◆ Aim ◆
Omit all pictures. Copy the rest of the material exactly.

◆ Dataset extract ◆
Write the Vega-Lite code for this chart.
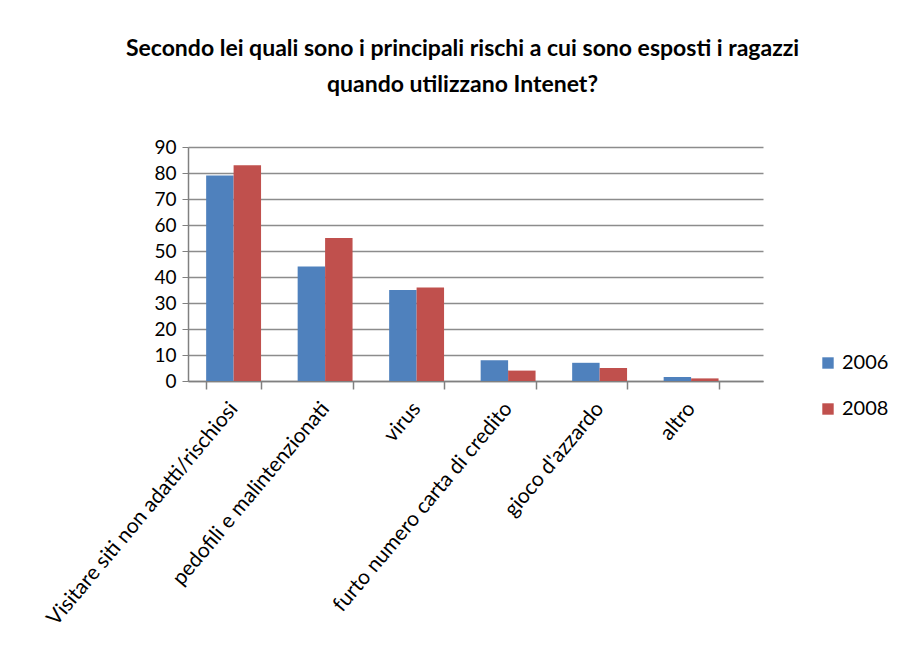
{
  "$schema": "https://vega.github.io/schema/vega-lite/v6.json",
  "width": 575,
  "height": 234,
  "padding": {"left": 42, "top": 38, "right": 5, "bottom": 5},
  "background": "white",
  "title": {
    "text": ["Secondo lei quali sono i principali rischi a cui sono esposti i ragazzi", "quando utilizzano Intenet?"],
    "font": "Lato",
    "fontSize": 23,
    "fontWeight": "bold",
    "color": "#000000",
    "lineHeight": 36,
    "anchor": "middle",
    "frame": "group",
    "offset": 41,
    "dx": -13
  },
  "data": {
    "values": [
      {"rischio": "Visitare siti non adatti/rischiosi", "anno": "2006", "valore": 79},
      {"rischio": "Visitare siti non adatti/rischiosi", "anno": "2008", "valore": 83},
      {"rischio": "pedofili e malintenzionati", "anno": "2006", "valore": 44},
      {"rischio": "pedofili e malintenzionati", "anno": "2008", "valore": 55},
      {"rischio": "virus", "anno": "2006", "valore": 35},
      {"rischio": "virus", "anno": "2008", "valore": 36},
      {"rischio": "furto numero carta di credito", "anno": "2006", "valore": 8},
      {"rischio": "furto numero carta di credito", "anno": "2008", "valore": 4},
      {"rischio": "gioco d'azzardo", "anno": "2006", "valore": 7},
      {"rischio": "gioco d'azzardo", "anno": "2008", "valore": 5},
      {"rischio": "altro", "anno": "2006", "valore": 1.5},
      {"rischio": "altro", "anno": "2008", "valore": 1}
    ]
  },
  "mark": {"type": "bar"},
  "encoding": {
    "x": {
      "field": "rischio",
      "type": "nominal",
      "sort": null,
      "scale": {"paddingInner": 0.4, "paddingOuter": 0.342, "align": 0.29},
      "axis": {
        "title": null,
        "labelAngle": -50,
        "labelFont": "Lato",
        "labelFontSize": 21,
        "labelColor": "#000000",
        "labelLimit": 400,
        "tickBand": "extent",
        "tickSize": 8,
        "tickColor": "#808080",
        "tickWidth": 1.5,
        "domainColor": "#808080",
        "domainWidth": 1.5,
        "labelPadding": 16
      }
    },
    "xOffset": {"field": "anno", "type": "nominal"},
    "y": {
      "field": "valore",
      "type": "quantitative",
      "scale": {"domain": [0, 90]},
      "axis": {
        "title": null,
        "values": [0, 10, 20, 30, 40, 50, 60, 70, 80, 90],
        "labelFont": "Lato",
        "labelFontSize": 19,
        "labelColor": "#000000",
        "labelPadding": 6,
        "tickColor": "#808080",
        "tickSize": 6,
        "domainColor": "#808080",
        "domainWidth": 1.5,
        "gridColor": "#8c8c8c",
        "gridWidth": 1.5
      }
    },
    "color": {
      "field": "anno",
      "type": "nominal",
      "scale": {"domain": ["2006", "2008"], "range": ["#4F81BD", "#C0504D"]},
      "legend": {
        "title": null,
        "orient": "none",
        "legendX": 630,
        "legendY": 206,
        "symbolType": "square",
        "symbolSize": 130,
        "symbolStrokeWidth": 0,
        "labelFont": "Lato",
        "labelFontSize": 20,
        "labelColor": "#000000",
        "rowPadding": 26
      }
    }
  },
  "config": {
    "view": {"stroke": null}
  }
}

◆ Correct response ◆
Write the Vega-Lite code for this chart.
{
  "$schema": "https://vega.github.io/schema/vega-lite/v6.json",
  "width": 575,
  "height": 234,
  "padding": {"left": 42, "top": 38, "right": 5, "bottom": 5},
  "background": "white",
  "title": {
    "text": ["Secondo lei quali sono i principali rischi a cui sono esposti i ragazzi", "quando utilizzano Intenet?"],
    "font": "Lato",
    "fontSize": 23,
    "fontWeight": "bold",
    "color": "#000000",
    "lineHeight": 36,
    "anchor": "middle",
    "frame": "group",
    "offset": 41,
    "dx": -13
  },
  "data": {
    "values": [
      {"rischio": "Visitare siti non adatti/rischiosi", "anno": "2006", "valore": 79},
      {"rischio": "Visitare siti non adatti/rischiosi", "anno": "2008", "valore": 83},
      {"rischio": "pedofili e malintenzionati", "anno": "2006", "valore": 44},
      {"rischio": "pedofili e malintenzionati", "anno": "2008", "valore": 55},
      {"rischio": "virus", "anno": "2006", "valore": 35},
      {"rischio": "virus", "anno": "2008", "valore": 36},
      {"rischio": "furto numero carta di credito", "anno": "2006", "valore": 8},
      {"rischio": "furto numero carta di credito", "anno": "2008", "valore": 4},
      {"rischio": "gioco d'azzardo", "anno": "2006", "valore": 7},
      {"rischio": "gioco d'azzardo", "anno": "2008", "valore": 5},
      {"rischio": "altro", "anno": "2006", "valore": 1.5},
      {"rischio": "altro", "anno": "2008", "valore": 1}
    ]
  },
  "mark": {"type": "bar"},
  "encoding": {
    "x": {
      "field": "rischio",
      "type": "nominal",
      "sort": null,
      "scale": {"paddingInner": 0.4, "paddingOuter": 0.342, "align": 0.29},
      "axis": {
        "title": null,
        "labelAngle": -50,
        "labelFont": "Lato",
        "labelFontSize": 21,
        "labelColor": "#000000",
        "labelLimit": 400,
        "tickBand": "extent",
        "tickSize": 8,
        "tickColor": "#808080",
        "tickWidth": 1.5,
        "domainColor": "#808080",
        "domainWidth": 1.5,
        "labelPadding": 16
      }
    },
    "xOffset": {"field": "anno", "type": "nominal"},
    "y": {
      "field": "valore",
      "type": "quantitative",
      "scale": {"domain": [0, 90]},
      "axis": {
        "title": null,
        "values": [0, 10, 20, 30, 40, 50, 60, 70, 80, 90],
        "labelFont": "Lato",
        "labelFontSize": 19,
        "labelColor": "#000000",
        "labelPadding": 6,
        "tickColor": "#808080",
        "tickSize": 6,
        "domainColor": "#808080",
        "domainWidth": 1.5,
        "gridColor": "#8c8c8c",
        "gridWidth": 1.5
      }
    },
    "color": {
      "field": "anno",
      "type": "nominal",
      "scale": {"domain": ["2006", "2008"], "range": ["#4F81BD", "#C0504D"]},
      "legend": {
        "title": null,
        "orient": "none",
        "legendX": 630,
        "legendY": 206,
        "symbolType": "square",
        "symbolSize": 130,
        "symbolStrokeWidth": 0,
        "labelFont": "Lato",
        "labelFontSize": 20,
        "labelColor": "#000000",
        "rowPadding": 26
      }
    }
  },
  "config": {
    "view": {"stroke": null}
  }
}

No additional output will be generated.